Let’s consider a weight matrix W of size IxO (you can think of a fully connected layer with I inputs and O outputs) where I=1000 and O=10000. This matrix has 10 million (10M) parameters.

Normally, you would fine-tune all of these 10M parameters during backpropagation.

The idea of LoRA is that instead of doing that, you create 2 additional matrices called A and B where A is of size IxR and B is of size RxO. R here stands for the rank of the matrix and the smaller R the smaller the matrices.

Illustration of LoRA in comparison to normal training, created by Marc Päpper.
Illustration of LoRA in comparison to normal training, created by Marc Päpper.

Note that when multiplying A and B you get a IxO matrix again.

But let’s choose R=10. Then A is of size 1000x10 and B of size 10x10000, so together they have 110.000 parameters, so around 1% of the original matrix W.

Then for fine-tuning, you simply freeze the original weight matrix and only add another component which consists of A and B multiplied with our input, so you only need to fine-tune these 110.000 parameters.

Putting theory into code

Let’s translate this theory into code with a simple implementation of LoRA using PyTorch:

import torch

class LoRA(torch.nn.Module):
    def __init__(self, in_features, out_features, rank):
        super().__init__()
        self.A = torch.nn.Parameter(torch.zeros(in_features, rank))
        self.B = torch.nn.Parameter(torch.zeros(rank, out_features))
        # He init for A; AxB is zero as B is zero at first.
        torch.nn.init.kaiming_uniform_(self.A, a=math.sqrt(5))

    def forward(self, x):
        return torch.matmul(torch.matmul(x, self.A), self.B)

# Wrapping a linear layer with it:
class LinearLoRA(torch.nn.Module):
    def __init__(self, linear_layer, rank):
        super().__init__()
        self.linear = linear_layer
        self.linear.weight.requires_grad = False
        self.lora = LoRA(linear_layer.in_features, linear_layer.out_features, rank)

    def forward(self, x):
        return self.linear(x) + self.lora(x)

This code showcases the simplicity of integrating LoRA, freezing the original linear layer while updating only matrices A and B during training.

There are some more tweaks you can do such as to also merge the LoRA (AxB) weights to the original weight matrix in the end etc.
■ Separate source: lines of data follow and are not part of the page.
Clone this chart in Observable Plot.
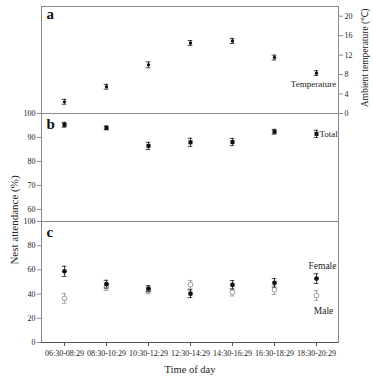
<!DOCTYPE html>
<html><head><meta charset="utf-8">
<script src="https://cdn.jsdelivr.net/npm/d3@7"></script>
<script src="https://cdn.jsdelivr.net/npm/@observablehq/plot@0.6"></script>
<style>
body{margin:0;background:#fff;}
#wrap{position:relative;width:373px;height:376px;overflow:hidden;font-family:"Liberation Serif",serif;color:#222;}
.p{position:absolute;left:0;}
.p text{font-family:"Liberation Serif",serif;}
.lbl{position:absolute;white-space:nowrap;font-family:"Liberation Serif",serif;color:#222;}
</style></head>
<body><div id="wrap"></div>
<script>
const times = ["06:30-08:29","08:30-10:29","10:30-12:29","12:30-14:29","14:30-16:29","16:30-18:29","18:30-20:29"];
const tempMean = [2.4, 5.5, 10.0, 14.5, 14.9, 11.5, 8.3];
const tempErr  = [0.5, 0.5, 0.6, 0.5, 0.5, 0.5, 0.5];
const totalMean = [95.3, 94.0, 86.5, 88.0, 88.1, 92.4, 91.5];
const totalErr  = [1.0, 0.8, 1.5, 1.7, 1.5, 1.0, 1.5];
const femaleMean = [58.8, 48.2, 44.5, 40.3, 47.6, 49.3, 52.8];
const femaleErr  = [4.2, 3.2, 2.5, 3.2, 3.5, 3.5, 4.0];
const maleMean = [36.4, 46.0, 42.8, 47.8, 41.5, 43.5, 38.8];
const maleErr  = [4.0, 3.0, 2.5, 3.5, 3.0, 3.8, 4.0];
const tempTicks = [0, 4, 8, 12, 16, 20];
const totalTicks = [60, 70, 80, 90, 100];
const sexTicks = [0, 20, 40, 60, 80, 100];

const mk = (m, e) => times.map((t, i) => ({t, m: m[i], e: e[i]}));
const temp = mk(tempMean, tempErr), total = mk(totalMean, totalErr),
      female = mk(femaleMean, femaleErr), male = mk(maleMean, maleErr);

const W = 373, ML = 41, MR = 35;
const bw = (W - ML - MR) / times.length;
const capInset = (bw - 5) / 2;
const gray = "#8a8a8a", ink = "#111";
const serif = "Liberation Serif";
const style = {fontFamily: serif, fontSize: "8px", color: "#222", background: "transparent", overflow: "visible"};
const xScale = {type: "band", domain: times, padding: 0};

function errMarks(d, color) {
  return [
    Plot.ruleX(d, {x: "t", y1: r => r.m - r.e, y2: r => r.m + r.e, stroke: color, strokeWidth: 0.8}),
    Plot.tickY(d, {x: "t", y: r => r.m - r.e, stroke: color, strokeWidth: 0.8, insetLeft: capInset, insetRight: capInset}),
    Plot.tickY(d, {x: "t", y: r => r.m + r.e, stroke: color, strokeWidth: 0.8, insetLeft: capInset, insetRight: capInset})
  ];
}
const panelLabel = (s, dy) => Plot.text([s], {frameAnchor: "top-left", dx: 5, dy: dy, text: d => d, fontSize: 15, fontWeight: "bold", fill: ink, textAnchor: "start", lineAnchor: "top", fontFamily: serif});

const A = Plot.plot({
  width: W, height: 114, marginTop: 6, marginBottom: 1, marginLeft: ML, marginRight: MR,
  style, x: {...xScale, axis: null},
  y: {domain: [0, 22]},
  marks: [
    Plot.frame({stroke: gray}),
    Plot.axisY({anchor: "right", ticks: tempTicks, tickSize: 4, tickPadding: 2, label: null, stroke: gray, fontFamily: "Liberation Sans", fontSize: 8}),
    ...errMarks(temp, ink),
    Plot.dot(temp, {x: "t", y: "m", r: 1.7, fill: ink, stroke: "none"}),
    Plot.text(temp.slice(-1), {x: "t", y: "m", text: () => "Temperature", dy: 11, dx: -3, fontSize: 9, fill: "#222", fontFamily: serif}),
    panelLabel("a", 2)
  ]
});

const B = Plot.plot({
  width: W, height: 108, marginTop: 0, marginBottom: 0, marginLeft: ML, marginRight: MR,
  style, x: {...xScale, axis: null},
  y: {domain: [55, 100]},
  marks: [
    Plot.frame({anchor: "left", stroke: gray}),
    Plot.frame({anchor: "right", stroke: gray}),
    Plot.axisY({anchor: "left", ticks: totalTicks, tickSize: 4, tickPadding: 2, label: null, stroke: gray, fontFamily: serif, fontSize: 8}),
    ...errMarks(total, ink),
    Plot.dot(total, {x: "t", y: "m", r: 2.3, symbol: "square", fill: ink, stroke: "none"}),
    Plot.text(total.slice(-1), {x: "t", y: "m", text: () => "Total", dx: 3, textAnchor: "start", fontSize: 9, fill: "#222", fontFamily: serif}),
    panelLabel("b", 5)
  ]
});

const C = Plot.plot({
  width: W, height: 155, marginTop: 0, marginBottom: 34, marginLeft: ML, marginRight: MR,
  style, x: xScale,
  y: {domain: [0, 100]},
  marks: [
    Plot.ruleY([100], {stroke: gray}),
    Plot.frame({anchor: "left", stroke: gray}),
    Plot.frame({anchor: "right", stroke: gray}),
    Plot.ruleY([0], {stroke: "#555"}),
    Plot.axisY({anchor: "left", ticks: sexTicks, tickSize: 4, tickPadding: 2, label: null, stroke: gray, fontFamily: serif, fontSize: 8}),
    Plot.axisX({tickSize: 4, tickPadding: 4, label: null, stroke: "#555", fill: "#222", fontFamily: serif, fontSize: 8}),
    ...errMarks(male, "#8f8f8f"),
    Plot.dot(male, {x: "t", y: "m", r: 2.4, fill: "white", stroke: "#8f8f8f", strokeWidth: 0.9}),
    ...errMarks(female, ink),
    Plot.dot(female, {x: "t", y: "m", r: 2.4, fill: ink, stroke: "none"}),
    Plot.text(female.slice(-1), {x: "t", y: "m", text: () => "Female", dx: 6, dy: -13, fontSize: 9.5, fill: "#222", fontFamily: serif}),
    Plot.text(male.slice(-1), {x: "t", y: "m", text: () => "Male", dx: 7, dy: 15, fontSize: 9.5, fill: "#222", fontFamily: serif}),
    panelLabel("c", 5)
  ]
});

const wrap = document.getElementById("wrap");
[[C, 221], [B, 113], [A, 0]].forEach(([svg, top]) => {
  svg.classList.add("p"); svg.style.top = top + "px"; wrap.appendChild(svg);
});

function label(text, x, y, size, rot) {
  const d = document.createElement("div");
  d.className = "lbl"; d.textContent = text;
  d.style.fontSize = size + "px";
  d.style.left = x + "px"; d.style.top = y + "px";
  d.style.transform = "translate(-50%,-50%)" + (rot ? " rotate(" + rot + "deg)" : "");
  wrap.appendChild(d);
}
label("Time of day", 190, 369, 10.5, 0);
label("Nest attendance (%)", 14, 220, 11, -90);
label("Ambient temperature (\u2103)", 364, 58, 9.5, -90);
</script></body></html>
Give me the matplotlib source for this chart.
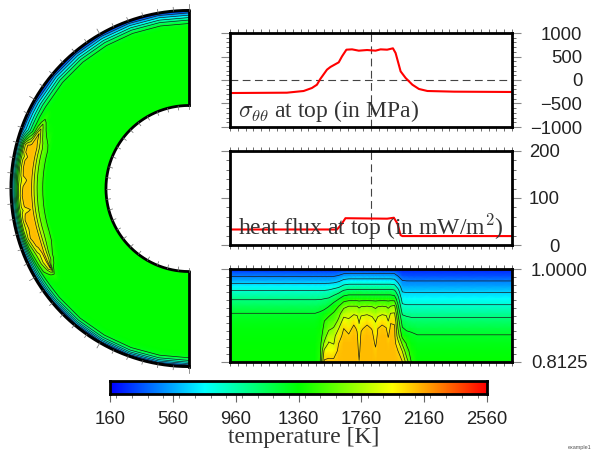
import numpy as np
import matplotlib
matplotlib.use('Agg')
import matplotlib.pyplot as plt
from matplotlib.colors import LinearSegmentedColormap
from matplotlib.ticker import MultipleLocator

plt.rcParams['font.family'] = 'Liberation Sans'
plt.rcParams['mathtext.fontset'] = 'cm'

W, H = 592, 451

# stress at the top surface, MPa
stress_theta = [0, 36.3, 47.0, 52.3, 55.5, 57.6, 61.9, 64.1, 69.4, 71.5, 74.3, 77.9, 82.2, 87.5, 92.9, 96.1,
                100.3, 104.0, 105.7, 108.9, 112.1, 116.4, 120.6, 126.0, 143.0, 180]
stress_mpa = [-277, -270, -234, -170, -100, 20, 220, 277, 376, 503, 645, 652, 624, 638, 624, 652,
              645, 674, 574, 184, 43, -100, -191, -234, -248, -255]

# heat flux at the top surface, mW/m2
flux_theta = [0, 68.3, 70.9, 73.7, 100.3, 104.6, 106.8, 108.9, 110.0, 180]
flux_mw = [33, 33, 43, 57, 56, 58, 46, 21, 19, 19]

# depth below the surface, in units of the 0.8125-1.0 radius panel
depths = [0, .007, .015, .025, .035, .045, .06, .075, .09, .105, .12, .135, .15, .165, .1875, .21, .24, .27, .33,
          .36, .97]

# temperature columns, surface downwards (the two deepest rows are 1360 everywhere)
cold_left = [250, 360, 460, 600, 750, 880, 1045, 1160, 1265, 1310, 1335, 1350, 1358, 1360, 1360,
             1360, 1360, 1360, 1360]
cold_right = [250, 300, 360, 470, 550, 640, 760, 885, 1005, 1115, 1205, 1270, 1310, 1340, 1360,
              1360, 1360, 1360, 1360]
plateau = [250, 430, 570, 755, 940, 1140, 1390, 1660, 1835, 2015, 2100, 2110, 2110, 2110, 2110,
           2060, 1820, 1640, 1440]
temperature_columns = {
    0: cold_left, 10: cold_left, 20: cold_left, 30: cold_left, 40: cold_left, 50: cold_left, 54.4: cold_left,
    57.6: [250, 360, 460, 600, 750, 880, 1045, 1180, 1290, 1340, 1370, 1390, 1410, 1430, 1460, 1400, 1360, 1360, 1360],
    60.2: [250, 360, 460, 600, 750, 885, 1060, 1200, 1330, 1460, 1500, 1560, 1700, 1900, 2100, 1500, 1400, 1360, 1360],
    63.0: [250, 360, 460, 600, 760, 900, 1080, 1250, 1420, 1520, 1620, 1780, 1880, 1960, 2110, 1900, 1600, 1430, 1360],
    66.2: [250, 360, 460, 610, 780, 950, 1150, 1370, 1480, 1560, 1680, 1800, 1850, 1950, 2110, 2000, 1700, 1500, 1380],
    69.4: [250, 380, 490, 650, 820, 1000, 1250, 1460, 1600, 1700, 1860, 2000, 2060, 2100, 2110, 2050, 1780, 1600, 1420],
    72.6: [250, 420, 550, 730, 910, 1100, 1360, 1610, 1780, 1950, 2060, 2100, 2110, 2110, 2110, 2060, 1820, 1640, 1440],
    75.8: [250, 430, 570, 755, 940, 1140, 1390, 1660, 1820, 1880, 2000, 2080, 2110, 2110, 2110, 2060, 1820, 1640, 1440],
    79.0: plateau,
    81.1: [250, 430, 570, 755, 940, 1140, 1390, 1660, 1830, 1950, 2040, 2090, 2110, 2110, 2110, 2060, 1820, 1640, 1440],
    82.4: [250, 430, 570, 755, 940, 1140, 1390, 1620, 1780, 1840, 1900, 1950, 1990, 2030, 2065, 2060, 1820, 1640, 1440],
    83.7: [250, 430, 570, 755, 940, 1140, 1390, 1650, 1820, 1950, 2040, 2090, 2110, 2110, 2110, 2060, 1820, 1640, 1440],
    87.5: plateau,
    90.7: [250, 430, 570, 755, 940, 1140, 1390, 1650, 1800, 1950, 2050, 2100, 2110, 2110, 2110, 2060, 1820, 1640, 1440],
    92.9: [250, 430, 570, 755, 940, 1140, 1390, 1620, 1750, 1850, 1920, 1980, 2040, 2080, 2110, 2060, 1820, 1640, 1440],
    94.4: [250, 430, 570, 755, 940, 1140, 1390, 1650, 1800, 1950, 2060, 2100, 2110, 2110, 2110, 2060, 1820, 1640, 1440],
    97.1: plateau,
    99.7: [250, 430, 570, 755, 940, 1140, 1390, 1650, 1820, 1980, 2070, 2110, 2110, 2110, 2110, 2060, 1820, 1640, 1440],
    101.0: [250, 430, 570, 755, 940, 1140, 1390, 1620, 1760, 1860, 1950, 2050, 2100, 2110, 2110, 2060, 1820, 1640, 1440],
    102.5: [250, 430, 570, 755, 940, 1140, 1390, 1660, 1870, 2040, 2100, 2110, 2110, 2110, 2110, 2060, 1820, 1640, 1440],
    105.0: [250, 420, 560, 740, 920, 1110, 1370, 1700, 1880, 2030, 2090, 2100, 2110, 2110, 2110, 2060, 1820, 1640, 1440],
    107.2: [250, 350, 470, 620, 790, 950, 1140, 1300, 1450, 1570, 1660, 1760, 1950, 2060, 2110, 2000, 1750, 1580, 1400],
    110.0: [250, 300, 380, 480, 560, 650, 780, 900, 1040, 1170, 1280, 1400, 1620, 1850, 2070, 1800, 1580, 1460, 1370],
    112.7: [250, 300, 370, 470, 550, 640, 760, 885, 1020, 1130, 1225, 1340, 1440, 1520, 1780, 1600, 1440, 1380, 1360],
    115.7: [250, 300, 360, 470, 550, 640, 760, 885, 1005, 1115, 1230, 1290, 1340, 1400, 1460, 1400, 1360, 1360, 1360],
    119.6: cold_right, 130: cold_right, 140: cold_right, 150: cold_right, 160: cold_right, 170: cold_right,
    180: cold_right,
}
contour_levels = [460, 660, 860, 1060, 1260, 1460, 1660, 1860, 2060]

rainbow = LinearSegmentedColormap.from_list('rainbow', ['#0000ff', '#00ffff', '#00ff00', '#ffff00', '#ff0000'])
t_min, t_max = 160, 2560

theta = np.array(list(temperature_columns.keys()), dtype=float)
depth = np.array(depths)
temperature = np.array([col + [1360, 1360] for col in temperature_columns.values()], dtype=float).T


def pixel_axes(left, top, right, bottom):
    return fig.add_axes([left / W, 1 - bottom / H, (right - left) / W, (bottom - top) / H])


def panel(top, bottom, ylim, ylabels, yticks, pad, minor):
    ax = pixel_axes(230, top, 512, bottom)
    ax.set_xlim(0, 180)
    ax.set_ylim(*ylim)
    for spine in ax.spines.values():
        spine.set_linewidth(2.0)
        spine.set_zorder(6)
    ax.xaxis.set_major_locator(MultipleLocator(5))
    ax.xaxis.set_ticklabels([])
    ax.tick_params(axis='x', which='major', top=True, bottom=True, length=3.2, width=0.6, color='#555555')
    ax.set_yticks(yticks)
    ax.set_yticklabels(ylabels, ha='right', fontsize=13.3, color='#222222')
    ax.yaxis.set_minor_locator(MultipleLocator(minor))
    ax.tick_params(axis='y', which='major', left=True, right=True, labelleft=False, labelright=True,
                   length=6.5, width=0.8, color='#888888', pad=pad)
    ax.tick_params(axis='y', which='minor', left=True, right=True, length=3.2, width=0.6, color='#555555')
    return ax


fig = plt.figure(figsize=(W / 100, H / 100), dpi=100)

# half annulus on the left
r_scale = 0.55
R_px = 178.0
ann = pixel_axes(0, 0, 200, 380)
ann.set_xlim(-189 / R_px, 11 / R_px)
ann.set_ylim(-191.5 / R_px, 188.5 / R_px)
ann.axis('off')
phi = np.radians(270 - theta)
radius = 1 - r_scale * depth
PHI, RAD = np.meshgrid(phi, radius)
X, Y = RAD * np.cos(PHI), RAD * np.sin(PHI)
ann.pcolormesh(X, Y, temperature, cmap=rainbow, vmin=t_min, vmax=t_max, shading='gouraud')
ann.contour(X, Y, temperature, levels=contour_levels, colors='#1a1a1a', linewidths=0.5)

arc = np.radians(np.arange(90, 270.5, 1))
r_in, r_out = radius[-1], radius[0]
ann.plot(r_out * np.cos(arc), r_out * np.sin(arc), color='black', lw=2.2, solid_capstyle='projecting')
ann.plot(r_in * np.cos(arc), r_in * np.sin(arc), color='black', lw=2.0, solid_capstyle='projecting')
ann.plot([0, 0], [r_in, r_out], color='black', lw=2.0)
ann.plot([0, 0], [-r_in, -r_out], color='black', lw=2.0)
for a in np.arange(90, 271, 5):
    c, s = np.cos(np.radians(a)), np.sin(np.radians(a))
    tick = 0.034 if a % 30 == 0 else 0.022
    ann.plot([r_out * c, (r_out + tick) * c], [r_out * s, (r_out + tick) * s], color='#666666', lw=0.5)
for a in np.arange(90, 271, 7.5):
    c, s = np.cos(np.radians(a)), np.sin(np.radians(a))
    ann.plot([r_in * c, (r_in - 0.022) * c], [r_in * s, (r_in - 0.022) * s], color='#666666', lw=0.5)

# stress
ax1 = panel(33, 127, (-1000, 1000), ['1000', '500', '0', '\u2212500', '\u22121000'],
            [1000, 500, 0, -500, -1000], 44, 100)
ax1.axhline(0, color='#444444', lw=0.8, dashes=(7, 4))
ax1.axvline(90, color='#444444', lw=0.8, dashes=(7, 4))
ax1.plot(stress_theta, stress_mpa, color='#ff0000', lw=1.5)
ax1.text(0.028, 0.106, r'$\sigma_{\theta\theta}$ at top (in MPa)', transform=ax1.transAxes,
         family='Liberation Serif', fontsize=17, color='#333333', va='baseline')

# heat flux
ax2 = panel(151, 245, (0, 200), ['200', '100', '0'], [200, 100, 0], 28, 20)
ax2.axvline(90, color='#444444', lw=0.8, dashes=(7, 4))
ax2.plot(flux_theta, flux_mw, color='#ff0000', lw=1.5)
ax2.text(0.028, 0.106, r'heat flux at top (in mW/m$^2$)', transform=ax2.transAxes,
         family='Liberation Serif', fontsize=17, color='#333333', va='baseline')

# temperature, top layer
ax3 = panel(269, 362, (0.8125, 1.0), ['1.0000', '0.8125'], [1.0, 0.8125], 47.7, 0.015625)
RAD3 = 1 - depth
ax3.pcolormesh(theta, RAD3, temperature, cmap=rainbow, vmin=t_min, vmax=t_max, shading='gouraud')
ax3.contour(theta, RAD3, temperature, levels=contour_levels, colors='#1a1a1a', linewidths=0.5)

# colour bar
cax = pixel_axes(110, 381, 487, 394)
gradient = np.linspace(t_min, t_max, 256).reshape(1, -1)
cax.imshow(gradient, extent=(t_min, t_max, 0, 1), aspect='auto', cmap=rainbow, vmin=t_min, vmax=t_max)
for spine in cax.spines.values():
    spine.set_linewidth(2.0)
cax.set_yticks([])
cax.set_xticks(np.arange(160, 2561, 400))
cax.xaxis.set_minor_locator(MultipleLocator(100))
cax.tick_params(axis='x', which='major', length=6, width=0.8, color='#666666', labelsize=13.3, pad=6,
                labelcolor='#222222')
cax.tick_params(axis='x', which='minor', length=3, width=0.6, color='#666666')
cax.text(0.513, -3.38, 'temperature [K]', transform=cax.transAxes, family='Liberation Serif', fontsize=17,
         color='#333333', ha='center', va='center')

fig.text(591 / W, 1 - 450 / H, 'example1', fontsize=4, color='#555555', ha='right', va='bottom')

fig.savefig('out.png', dpi=100)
For more details, check out the original paper code (here).

Note that we initialize A as we typically do with the He initialization, but B is initialized with zeros, so AxB becomes zero and the behavior of the original layer is not changed at first.

This should help you grasping the main idea of LoRA and how it is implemented. If you want to dive deeper, refer to the paper and code links above.